According to Wikipedia, Flyweight is defined as follows:

A flyweight is an object that minimizes memory use by sharing as much data as possible with other similar objects; it is a way to use objects in large numbers when a simple repeated representation would use an unacceptable amount of memory.

Reading carefully the definition above, one can see the obvious similarities with what we call a “cache” in software engineering. As such, two important aspects should be considered:

  • implementations of this design pattern may lead to garbage collection unfriendly solutions, as retained, shared objects may be ineligible for garbage collection.
  • not stated explicitly, but it makes sense to define those shared objects as stateless/immutable. This way we can overcome some evident problems like data race conditions and objects with illegal state.

Now, let’s take a look on HotSpot’s Flyweight implementations.

 The Integer class

Storing commonly used (immutable) objects for sharing between different clients? Sounds just like what Integer does internally. Of course, it does not really make sense to cache every possible value, since Integer’s range is pretty large. The idea is to cache the most commonly used values, so the one eager object creation outperforms repeated identical object creations. Those values, the ones used the most frequently, happen to be the byte ranged numbers. The following code snipped demonstrates this behavior:

    for (int i = -129; i <= 128; i++) {
        Integer i1 = i;
        Integer i2 = i;

        System.out.println(i1 + " == " + i2 + " : " + (i1 == i2));
    }

The output of this loop is the following:

-129 == -129 : false
-128 == -128 : true
-127 == -127 : true
...
126 == 126 : true
127 == 127 : true
128 == 128 : false

As we can see, for the same int values we get back the very same object instance (that’s why the identity operator (==) returns true) in the byte range. If you take a look on Integer’s source code, you can see that it defines a private static class, called IntegerCache; this is the place where the “magic” happens, the one responsible for pre-creating Integer objects. In this aspect, this Flyweight implementation is a bit different from the original one; there the client explicitly turns to a FlyweightFactory in order to receive a cached instance, while in the case of Integer, the factory is hidden, as shown below (click to enlarge):

flyweight (1)

But hey, what if we are extensively using integer values up to say, 255? Is there a way we can tell the JVM to cache those values for us? Turns out the answer is yes. The only thing we have to do is start our JVM with any of the following arguments: -Djava.lang.Integer.IntegerCache.high=255, or -XX:AutoBoxCacheMax=255 (prefer the latter one). Now, if we run the test application again, with slightly modified values, we get the following results:

-129 == -129 : false
-128 == -128 : true
...
127 == 127 : true
128 == 128 : true
...
255 == 255 : true
256 == 256 : false

Yaaaay, we’ve just created a larger cache for Integers. Aha! So maybe if we don’t want the JVM to apply all these smarts on our behalf, all we have to do is set -XX:AutoBoxCacheMax to -128 and the whole caching mechanism goes away? It turns out Java does not behave that way. The Java Language Specification requires that integers between -128 and 127 be always cached. If we set the upper bound to a number less than 127, that setting is silently ignored. Another thing to note is that there is no way to configure the lower bound of the cache, it will always stay -128.

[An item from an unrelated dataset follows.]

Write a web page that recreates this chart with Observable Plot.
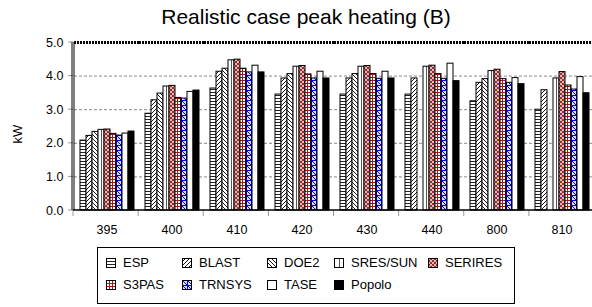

Usually there is no reason to resize the integer pool. However, if you -for some strange reason – need to modify the upper bound, caution should be taken. Technically it is possible to set it to a very large number, but that:

  1. will result in more delay in JVM startup than speedup gained throughout the application’s lifecycle
  2. can lead to JVM initialization error, especially if your heap size is not large enough. This is what happened to my JVM with an upper bound of 200 million:

Error occurred during initialization of VM
GC triggered before VM initialization completed. Try increasing NewSize, current value 85M.

One more important thing to keep in mind is that caching can only kick in when we let JVM do the object creation. In the example above, we leveraged Java’s autoboxing capability to wrap a primitive int in an Integer object. Let’s now modify this application a bit, so we use the new operator for creating the objects:

    for (int i = -129; i <= 128; i++) {
        Integer i1 = new Integer(i);
        Integer i2 = new Integer(i);

        System.out.println(i1 + " == " + i2 + " : " + (i1 == i2));
    }

Now, we get an entirely different result:

-129 == -129 : false
-128 == -128 : false
-127 == -127 : false
...
126 == 126 : false
127 == 127 : false
128 == 128 : false

As we’ve taken out object creation from the VM’s hands and made it explicit (using the new Integer(int) constructor), we’ve definitively asked the virtual machine to create brand new Integer objects on every single occasion. Even though there were perfectly fine instances in the cache, we’ve forbidden the use of them. Autoboxing and static factory methods (valueOf(), decode(), parseInt()) are able to use the cached values, but instances created using new will always result in newly created, distinct objects.

The Character, Byte, Short and Long classes

These classes are very similar to Integer, from Flyweight perspective. They also contain private static classes called CharacterCache, ByteCache ShortCache, and LongCache respectively. A small difference in implementation is that Character caches the first 128 (from 0 to 127) characters, while Byte, Short and Long cache the very same range as Integer does (from -128 to 127).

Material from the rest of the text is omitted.